Imagine #2 (musings on the topic of proxies)
Jeroen Massar
jeroen at unfix.org
Fri May 14 13:25:34 CEST 2010
On 2010-05-14 13:02, Gert Doering wrote:
> Hi,
>
> On Thu, May 13, 2010 at 11:59:11PM +0200, Andrew Yourtchenko wrote:
>> 1) Joe Sixpack hosts hosts the website www.foobar.example.com at
>> FooHosters. He would like to experiment with making it available via
>> IPv6, but FooHosters do not provide the IPv6 yet.
>
> I'm actually a bit sceptical about the political message of something
> like this. It sends the message to FooHosters "well, you don't need
> to bother with IPv6, we'll work around your lazyness".
>
> I think the right message to send to FooHosters is "either you provide
> IPv6 to my server in the next 6 weeks, or I move to BarHosters, who
> already have IPv6 in their product offerings!"
>
> Much better political message, and much less trying to fix broken business
> processes with technical measures (inevitably leading to broken business
> processes *and* broken networks).
I agree. Heck for that matter, which might sounds strange coming from
me, but I am against folks setting up tunnels to their hosted machines
and then putting their website etc online that way.
Yes, it solves the problem that you want to experiment with IPv6 at the
moment, but unless you annoy the ISP you are really hosting at regularly
they will not be moving to get you IPv6 service any time soon.

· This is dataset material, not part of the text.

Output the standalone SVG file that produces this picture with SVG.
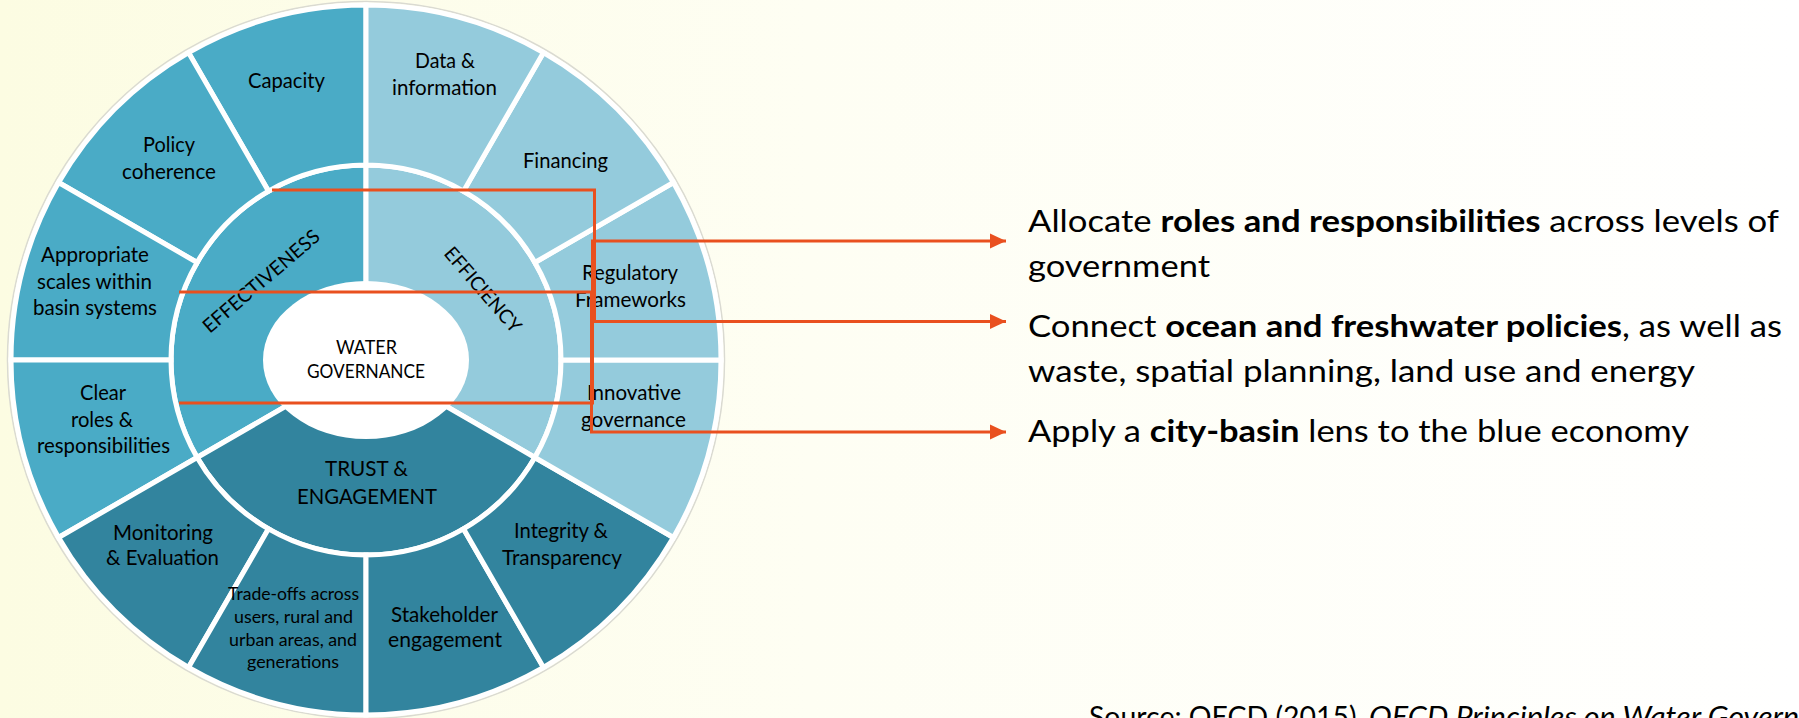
<svg xmlns="http://www.w3.org/2000/svg" width="1799" height="718" viewBox="0 0 1799 718">
<defs>
<linearGradient id="bg" x1="0" y1="0" x2="1" y2="0">
<stop offset="0" stop-color="#FCFCE2"/>
<stop offset="0.45" stop-color="#FEFEF3"/>
<stop offset="1" stop-color="#FFFFFF"/>
</linearGradient>
<marker id="arr" markerUnits="userSpaceOnUse" markerWidth="16" markerHeight="16" refX="16" refY="8" orient="auto">
<path d="M0,0.5 L16,8 L0,15.5 Z" fill="#E9501F"/>
</marker>
<style>
.s{stroke:#FFFFFF;stroke-width:5}
.eff{fill:#4AABC6}
.efc{fill:#94CBDC}
.tru{fill:#32849E}
.t{font-family:Lato,"Liberation Sans",sans-serif;font-size:20.5px;fill:#000;text-anchor:middle}
.ts{font-family:Lato,"Liberation Sans",sans-serif;font-size:17px;fill:#000;text-anchor:middle}
.tc{font-family:Lato,"Liberation Sans",sans-serif;font-size:18.5px;fill:#000;text-anchor:middle}
.tb{font-family:Lato,"Liberation Sans",sans-serif;font-size:21px;fill:#000;text-anchor:middle}
.r{font-family:Lato,"Liberation Sans",sans-serif;font-size:30.5px;fill:#000}
.src{font-family:Lato,"Liberation Sans",sans-serif;font-size:28px;fill:#000}
.c{fill:none;stroke:#E9501F;stroke-width:3}
</style>
</defs>
<rect x="0" y="0" width="1799" height="718" fill="url(#bg)"/>
<circle cx="366" cy="360" r="358.5" fill="none" stroke="#DADAD2" stroke-width="1.5"/>

<g id="wheel-core">
<g id="effectiveness">
<path class="eff s" d="M366,360 L366,165 A195,195 0 0 0 197.13,457.5 Z"/>
<text class="tb" transform="translate(261,281) rotate(-40.5)" x="0" y="7" textLength="147" lengthAdjust="spacingAndGlyphs" style="font-size:19.5px">EFFECTIVENESS</text>
</g>
<g id="efficiency">
<path class="efc s" d="M366,360 L534.87,457.5 A195,195 0 0 0 366,165 Z"/>
<text class="tb" transform="translate(483,289.5) rotate(49)" x="0" y="7" textLength="106" lengthAdjust="spacingAndGlyphs" style="font-size:19.5px">EFFICIENCY</text>
</g>
<g id="trust">
<path class="tru s" d="M366,360 L197.13,457.5 A195,195 0 0 0 534.87,457.5 Z"/>
<text class="tb" x="366.5" y="475.5" textLength="83" lengthAdjust="spacingAndGlyphs">TRUST &amp;</text>
<text class="tb" x="367" y="504" textLength="140" lengthAdjust="spacingAndGlyphs">ENGAGEMENT</text>
</g>
<g id="water-governance">
<ellipse cx="366" cy="360" rx="103" ry="79" fill="#FFFFFF"/>
<text class="tc" x="366.5" y="354" textLength="61" lengthAdjust="spacingAndGlyphs">WATER</text>
<text class="tc" x="366" y="378" textLength="118" lengthAdjust="spacingAndGlyphs">GOVERNANCE</text>
</g>
</g>

<g id="capacity">
<path class="eff s" d="M366,5 A355,355 0 0 0 188.5,52.56 L268.5,191.13 A195,195 0 0 1 366,165 Z"/>
<text class="t" x="286.5" y="88" textLength="77" lengthAdjust="spacingAndGlyphs">Capacity</text>
</g>
<g id="policy-coherence">
<path class="eff s" d="M188.5,52.56 A355,355 0 0 0 58.56,182.5 L197.13,262.5 A195,195 0 0 1 268.5,191.13 Z"/>
<text class="t" x="169" y="152" textLength="52" lengthAdjust="spacingAndGlyphs">Policy</text>
<text class="t" x="169" y="178.5" textLength="94" lengthAdjust="spacingAndGlyphs">coherence</text>
</g>
<g id="appropriate-scales">
<path class="eff s" d="M58.56,182.5 A355,355 0 0 0 11,360 L171,360 A195,195 0 0 1 197.13,262.5 Z"/>
<text class="t" x="95" y="262" textLength="108" lengthAdjust="spacingAndGlyphs">Appropriate</text>
<text class="t" x="94.5" y="288.5" textLength="115" lengthAdjust="spacingAndGlyphs">scales within</text>
<text class="t" x="95" y="315" textLength="124" lengthAdjust="spacingAndGlyphs">basin systems</text>
</g>
<g id="clear-roles">
<path class="eff s" d="M11,360 A355,355 0 0 0 58.56,537.5 L197.13,457.5 A195,195 0 0 1 171,360 Z"/>
<text class="t" x="103" y="400" textLength="46" lengthAdjust="spacingAndGlyphs">Clear</text>
<text class="t" x="102" y="427" textLength="62" lengthAdjust="spacingAndGlyphs">roles &amp;</text>
<text class="t" x="103.5" y="453" textLength="133" lengthAdjust="spacingAndGlyphs">responsibilities</text>
</g>
<g id="monitoring">
<path class="tru s" d="M58.56,537.5 A355,355 0 0 0 188.5,667.44 L268.5,528.87 A195,195 0 0 1 197.13,457.5 Z"/>
<text class="t" x="163" y="540" textLength="100" lengthAdjust="spacingAndGlyphs">Monitoring</text>
<text class="t" x="162.5" y="565" textLength="113" lengthAdjust="spacingAndGlyphs">&amp; Evaluation</text>
</g>
<g id="trade-offs">
<path class="tru s" d="M188.5,667.44 A355,355 0 0 0 366,715 L366,555 A195,195 0 0 1 268.5,528.87 Z"/>
<text class="ts" x="293.5" y="600" textLength="131" lengthAdjust="spacingAndGlyphs">Trade-offs across</text>
<text class="ts" x="293.5" y="623" textLength="119" lengthAdjust="spacingAndGlyphs">users, rural and</text>
<text class="ts" x="293" y="646" textLength="128" lengthAdjust="spacingAndGlyphs">urban areas, and</text>
<text class="ts" x="293" y="668" textLength="92" lengthAdjust="spacingAndGlyphs">generations</text>
</g>
<g id="stakeholder">
<path class="tru s" d="M366,715 A355,355 0 0 0 543.5,667.44 L463.5,528.87 A195,195 0 0 1 366,555 Z"/>
<text class="t" x="444.5" y="622" textLength="107" lengthAdjust="spacingAndGlyphs">Stakeholder</text>
<text class="t" x="445" y="647" textLength="114" lengthAdjust="spacingAndGlyphs">engagement</text>
</g>
<g id="integrity">
<path class="tru s" d="M543.5,667.44 A355,355 0 0 0 673.44,537.5 L534.87,457.5 A195,195 0 0 1 463.5,528.87 Z"/>
<text class="t" x="561" y="538" textLength="94" lengthAdjust="spacingAndGlyphs">Integrity &amp;</text>
<text class="t" x="562" y="565" textLength="120" lengthAdjust="spacingAndGlyphs">Transparency</text>
</g>
<g id="innovative">
<path class="efc s" d="M673.44,537.5 A355,355 0 0 0 721,360 L561,360 A195,195 0 0 1 534.87,457.5 Z"/>
<text class="t" x="634" y="400" textLength="94" lengthAdjust="spacingAndGlyphs">Innovative</text>
<text class="t" x="633.5" y="427" textLength="105" lengthAdjust="spacingAndGlyphs">governance</text>
</g>
<g id="regulatory">
<path class="efc s" d="M721,360 A355,355 0 0 0 673.44,182.5 L534.87,262.5 A195,195 0 0 1 561,360 Z"/>
<text class="t" x="630" y="280" textLength="96" lengthAdjust="spacingAndGlyphs">Regulatory</text>
<text class="t" x="630.5" y="307" textLength="111" lengthAdjust="spacingAndGlyphs">Frameworks</text>
</g>
<g id="financing">
<path class="efc s" d="M673.44,182.5 A355,355 0 0 0 543.5,52.56 L463.5,191.13 A195,195 0 0 1 534.87,262.5 Z"/>
<text class="t" x="565.5" y="168" textLength="85" lengthAdjust="spacingAndGlyphs">Financing</text>
</g>
<g id="data-information">
<path class="efc s" d="M543.5,52.56 A355,355 0 0 0 366,5 L366,165 A195,195 0 0 1 463.5,191.13 Z"/>
<text class="t" x="445" y="68" textLength="60" lengthAdjust="spacingAndGlyphs">Data &amp;</text>
<text class="t" x="444.5" y="95" textLength="105" lengthAdjust="spacingAndGlyphs">information</text>
</g>

<g id="connectors">
<polyline class="c" points="272,190 594.5,190 594.5,321.5 1006,321.5" marker-end="url(#arr)"/>
<polyline class="c" points="179,403 592.5,403 592.5,241 1006,241" marker-end="url(#arr)"/>
<polyline class="c" points="179,292 591.5,292 591.5,432 1006,432" marker-end="url(#arr)"/>
</g>

<g id="point-roles">
<text class="r" x="1028" y="232" textLength="751" lengthAdjust="spacingAndGlyphs">Allocate <tspan font-weight="bold">roles and responsibilities</tspan> across levels of</text>
<text class="r" x="1028" y="277" textLength="182" lengthAdjust="spacingAndGlyphs">government</text>
</g>
<g id="point-policies">
<text class="r" x="1028" y="337" textLength="754" lengthAdjust="spacingAndGlyphs">Connect <tspan font-weight="bold">ocean and freshwater policies</tspan>, as well as</text>
<text class="r" x="1028" y="382" textLength="667" lengthAdjust="spacingAndGlyphs">waste, spatial planning, land use and energy</text>
</g>
<g id="point-city-basin">
<text class="r" x="1028" y="442" textLength="661" lengthAdjust="spacingAndGlyphs">Apply a <tspan font-weight="bold">city-basin</tspan> lens to the blue economy</text>
</g>
<g id="source">
<text class="src" x="1089" y="727" textLength="274" lengthAdjust="spacingAndGlyphs">Source: OECD (2015), </text>
<text class="src" x="1369" y="727" font-style="italic" textLength="490" lengthAdjust="spacingAndGlyphs">OECD Principles on Water Governance</text>
</g>
</svg>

Also, as Gert mentions, depending on external hosts for your
connectivity is a rather bad idea, which is so for tunnels to a static
host, but more in the case of anycast, as you do not know who is going
to be sitting at the end of the tunnel and if they can resolve things,
heck if you can contact them. At least in the case of non-anycasted
endpoints you know who to contact for any problems it might give.
Thus: keep on complaining to your el-cheapo hosters and move to another
if you really want, voting with your money is the way to go.